Interest rate adjustment. At July 7¬th, 2017, State Bank of Vietnam (SBV) announced a document of reducing policy rate (-0.25%/year) and lowering short-term lending interest rate for VND of credit institutions (CIs), branches of foreign banks to some segments and economic sectors. This policy will be effective from July 10th, 2017.
Lending interest rates are expected to decline. In comparison to the previous policies and orientations of reducing lending interest rate of SBV, the policy rate cut this time demonstrates clearly the determination of lowering lending interest rate, thereby boosting economic growth.
• The policy rate cut is the basis for commercial banks to lower the lending interest rate through policy orientation and reduction of funding cost
• A number of commercial banks have already announced lending rate reduction such as: LienVietpostbank, VPBank, Agribank và Vietinbank. The effect is expected to follow.

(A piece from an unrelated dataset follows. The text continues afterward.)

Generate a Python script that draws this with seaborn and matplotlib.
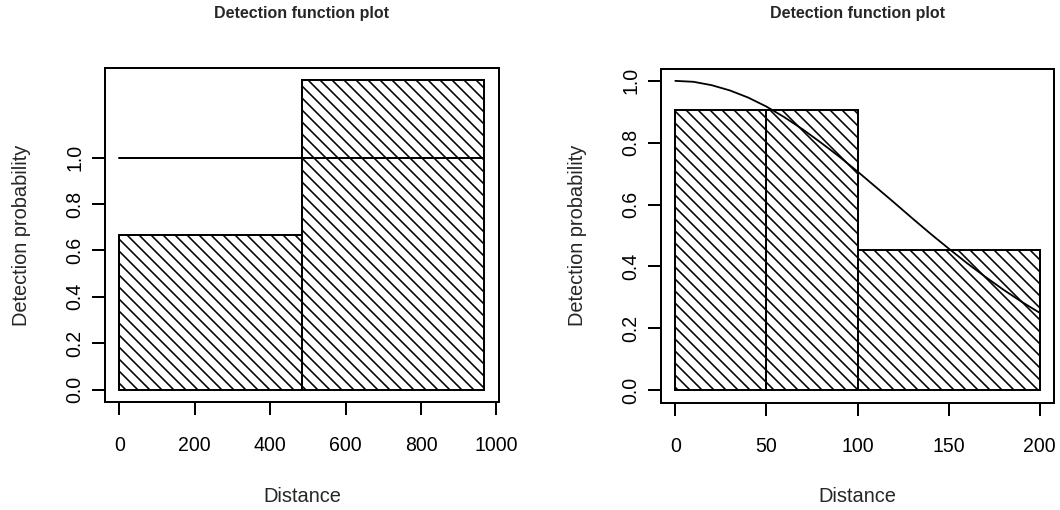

For commercial banks. NIM may decline as lending interest rate down more rapidly than deposit rate and low cost saving from this policy rate cut (about VND 354 billion within 23 commercial banks).
For enterprises. Capital cost and business results of companies are expected to be improved due to lower interest rates. In particular, companies which are operating in priority sectors or industries are the first direct beneficiaries.
For stock market. The stock market is expected to rise in the long term due to better business results of companies and lower capital cost.